Nach den Feststellungen wäre dem Kläger das Fahren mit einem VW-Bus mit geringerer Stundenzahl und längeren Stehzeiten gesundheitlich zumutbar gewesen. Eine solche Ersatzbeschäftigung, die mit der vertraglichen Tätigkeit des Klägers als Kraftfahrer vereinbar gewesen wäre und die er auch schon fallweise als "Springer" ausgeübt hatte, bot ihm der Beklagte mit Schreiben vom 14. Jänner 1986 an. Der Kläger hätte zwar keine vertragswidrige Verschlechterung der Entgeltbedingungen hinnehmen müssen, doch steht weiters fest, daß ein ständiger VW-Busfahrer seit Jänner 1987 ein ebenso hohes Einkommen erzielt wie die LKW-Lenker. Hätte daher die gesundheitliche Gefährdung des Klägers durch Zuweisung einer solchen Tätigkeit im Rahmen der übernommenen arbeitsvertraglichen Pflichten beseitigt werden können, wäre der Kläger nicht berechtigt gewesen, das Arbeitsverhältnis gemäß § 82 a lit a GewO 1859 mit sofortiger Wirkung zu beenden (14 Ob A 79/87). Es ist daher im fortzusetzenden Verfahren noch zu prüfen, zu welchen Bedingungen der Kläger eine Ersatztätigkeit als VW-Buslenker ausüben hätte sollen, wobei auch auf den allfälligen Wegfall bloßer Aufwandsersätze Bedacht zu nehmen sein wird. Soweit das Berufungsgericht begründete Feststellungen über die Höhe des Bruttoentgeltes vermißt, kann zu diesen Ausführungen nicht Stellung genommen werden, da der Oberste Gerichtshof keine Tatsacheninstanz ist.
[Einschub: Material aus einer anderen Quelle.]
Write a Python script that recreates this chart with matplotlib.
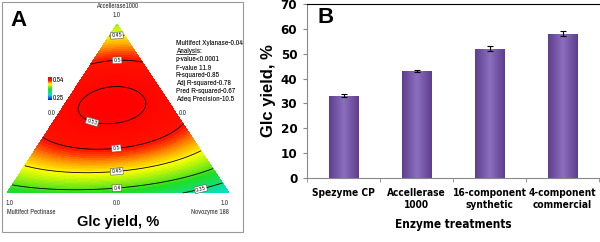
import numpy as np
import matplotlib
matplotlib.use("Agg")
import matplotlib.pyplot as plt
import matplotlib.tri as mtri
from matplotlib.colors import LinearSegmentedColormap
from matplotlib.patches import Rectangle

# ---- panel A: mixture model (Accellerase, Pectinase, Novozyme) ----
lin_coef = [0.42, 0.375, 0.31]         # pure blends: top, left, right
bin_coef = [0.50, 0.60, 0.16]          # top-left, top-right, left-right
tern_coef = 0.23
levels = [0.35, 0.40, 0.45, 0.50, 0.53]
zmin, zmax = 0.25, 0.54
stats = ["Multifect Xylanase-0.04", "Analysis:", "p-value<0.0001", "F-value 11.9",
         "R-squared-0.85", "Adj R-squared-0.78", "Pred R-squared-0.67",
         "Adeq Precision-10.5"]

# ---- panel B: bars ----
treatments = ["Spezyme CP", "Accellerase\n1000", "16-component\nsynthetic",
              "4-component\ncommercial"]
glc = [33.0, 43.1, 52.0, 58.1]
glc_err = [0.6, 0.4, 1.0, 1.0]

narrow = ["Archivo Narrow", "DejaVu Sans"]
sans = ["Liberation Sans", "DejaVu Sans"]
cond_bold = dict(family="DejaVu Sans", fontstretch="condensed", fontweight="bold")

fig = plt.figure(figsize=(6.0, 2.42), dpi=100)

# left panel drawn in pixel coordinates
ax = fig.add_axes([0, 0, 245 / 600, 1])
ax.set_xlim(0, 245)
ax.set_ylim(242, 0)
ax.axis("off")
ax.add_patch(Rectangle((2, 2), 241, 230, fill=False, ec="#999999", lw=0.8))

top, left, right = (117, 24), (7, 193), (229, 193)
n = 150
A, B = [], []
for i in range(n + 1):
    for j in range(n + 1 - i):
        A.append(i / n)
        B.append(j / n)
A = np.array(A)
B = np.array(B)
C = 1 - A - B
z = (lin_coef[0] * A + lin_coef[1] * B + lin_coef[2] * C
     + bin_coef[0] * A * B + bin_coef[1] * A * C + bin_coef[2] * B * C
     + tern_coef * A * B * C)
px = A * top[0] + B * left[0] + C * right[0]
py = A * top[1] + B * left[1] + C * right[1]
tri = mtri.Triangulation(px, py)

stops = [0.25, 0.31, 0.39, 0.45, 0.475, 0.498, 0.54]
cols = ["#1010ff", "#00e0e0", "#22dd22", "#ffff00", "#ff9900", "#ff1500", "#ff0000"]
cmap = LinearSegmentedColormap.from_list(
    "de", [((s - zmin) / (zmax - zmin), c) for s, c in zip(stops, cols)])
ax.tricontourf(tri, z, levels=np.linspace(min(z.min(), zmin), max(z.max(), zmax), 80),
               cmap=cmap, vmin=zmin, vmax=zmax)
cs = ax.tricontour(tri, z, levels=levels, colors="black", linewidths=0.6)
lab_pos = [(200, 186), (117, 189), (117, 174), (117, 57), (117, 155), (93, 119), (117, 38)]
labels = ax.clabel(cs, manual=lab_pos, fontsize=3.5, inline=False,
                   fmt=lambda v: ("%.2f" % v).rstrip("0"))
for t in labels:
    t.set_bbox(dict(facecolor="white", edgecolor="#555555", lw=0.4, pad=0.6))

# colour key
key = np.linspace(zmax, zmin, 50).reshape(-1, 1)
ax.imshow(key, cmap=cmap, extent=(48, 52, 100, 77), aspect="auto",
          vmin=zmin, vmax=zmax)
ax.text(53, 80, "%.2f" % zmax, fontsize=5, family=narrow, va="center")
ax.text(53, 98, "%.2f" % zmin, fontsize=5, family=narrow, va="center")

small = dict(fontsize=5, family=narrow, color="#333333")
ax.text(117, 6, "Accellerase1000", ha="center", va="center", **small)
ax.text(117, 15, "1.0", ha="center", va="center", **small)
ax.text(52, 113, "0.0", ha="center", va="center", **small)
ax.text(183, 113, "0.0", ha="center", va="center", **small)
ax.text(10, 203, "1.0", ha="center", va="center", **small)
ax.text(117, 203, "0.0", ha="center", va="center", **small)
ax.text(225, 203, "1.0", ha="center", va="center", **small)
ax.text(7, 212, "Multifect Pectinase", ha="left", va="center", **small)
ax.text(229, 212, "Novozyme 188", ha="right", va="center", **small)
ax.text(118, 222, "Glc yield, %", ha="center", va="center", fontsize=10.5,
        fontweight="bold", family=sans)
ax.text(10, 21, "A", fontsize=16, fontweight="bold", family=sans, va="center")

for k, s in enumerate(stats):
    ax.text(176, 43.5 + k * 8.0, s, fontsize=5.6, family=narrow, va="center",
            color="black")
ax.plot([176, 196], [54.3, 54.3], color="black", lw=0.5)

# right panel
bx = fig.add_axes([307 / 600, 64 / 242, 292 / 600, 174 / 242])
x = np.arange(len(glc))
bars = bx.bar(x, glc, width=0.41, color="#7b5aa8", edgecolor="#5a3d86", linewidth=0.6)
shade = LinearSegmentedColormap.from_list("bar", ["#5e3f8e", "#8c6ebf", "#5e3f8e"])
grad = np.linspace(0, 1, 64).reshape(1, -1)
for b in bars:
    im = bx.imshow(grad, cmap=shade, aspect="auto", zorder=b.get_zorder() + 0.1,
                   extent=(b.get_x(), b.get_x() + b.get_width(), 0, b.get_height()))
    im.set_clip_path(b)
bx.errorbar(x, glc, yerr=glc_err, fmt="none", ecolor="black", elinewidth=0.8,
            capsize=2, capthick=0.8, zorder=5)
bx.set_xlim(-0.5, 3.5)
bx.set_ylim(0, 70)
bx.set_yticks(range(0, 71, 10))
bx.set_xticks(x)
bx.set_xticklabels(treatments, fontsize=7.3, linespacing=1.3, **cond_bold)
bx.set_xticks(np.arange(-0.5, 3.6, 1), minor=True)
bx.tick_params(axis="x", which="major", length=0, pad=7)
bx.tick_params(axis="x", which="minor", length=3, color="#888888")
bx.tick_params(axis="y", length=3, color="#888888", labelsize=9.5, pad=4)
for t in bx.get_yticklabels():
    t.set_family("DejaVu Sans")
    t.set_fontstretch("condensed")
    t.set_fontweight("bold")
bx.spines["right"].set_visible(False)
bx.spines["top"].set_color("black")
bx.spines["left"].set_color("#888888")
bx.spines["bottom"].set_color("#888888")
bx.set_ylabel("Glc yield, %", fontsize=12, fontweight="bold", family=sans, labelpad=3)
bx.set_xlabel("Enzyme treatments", fontsize=8.5, labelpad=6, **cond_bold)
bx.text(0.035, 0.92, "B", transform=bx.transAxes, fontsize=16, fontweight="bold",
        family=sans, va="center")

fig.savefig("out.png", dpi=100)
Im übrigen sind die Erwägungen des Berufungsgerichtes zu Art. XII Z 1 und 3 KV zutreffend. Nach dieser Bestimmung ist der 1. Juni der Stichtag sowohl für den Anspruch auf Urlaubszuschuß als auch für dessen Fälligkeit. Arbeitnehmer, die - wie der Kläger - vor dem 1. Juni aus dem Betrieb ausscheiden, erhalten den ihrer Dienstzeit entsprechenden aliquoten Teil des Urlaubszuschusses. Mangels einer anderen Vereinbarung verschiebt sich dadurch abweichend vom Kalenderjahr lediglich die Berechnungsperiode, so daß der Einwand des Rekurswerbers, der Kläger würde für 1985 eine dritte Sonderzahlung erhalten, nicht schlüssig ist. Auch aus der in Art. XII Z 2 KV enthaltenen abweichenden Regelung über die Weihnachtsremuneration ist für den Standpunkt des Beklagten nichts zu gewinnen, da hiefür ausdrücklich als Anspruchsstichtag und Fälligkeitstermin der 1. Dezember vorgesehen ist. Allerdings endete das Arbeitsverhältnis des Klägers durch Kündigung nicht am 31. Jänner 1986, sondern bereits am 26. Jänner 1986. Es ist somit dem Berufungsgericht im Ergebnis darin beizupflichten, daß die Rechtssache noch nicht spruchreif ist. In diesem Fall hat aber das Berufungsgericht seit der Zivilverfahrens-Novelle 1983 die Verpflichtung, die Ergänzung des Verfahrens selbst vorzunehmen, zumal es nicht einmal ausführte, daß eine Ausnahme iS des § 496 Abs 3 ZPO vorliege (Fasching, ZPR Rz 1817).

Die Kostenentscheidung ist in § 52 Abs 1 ZPO begründet.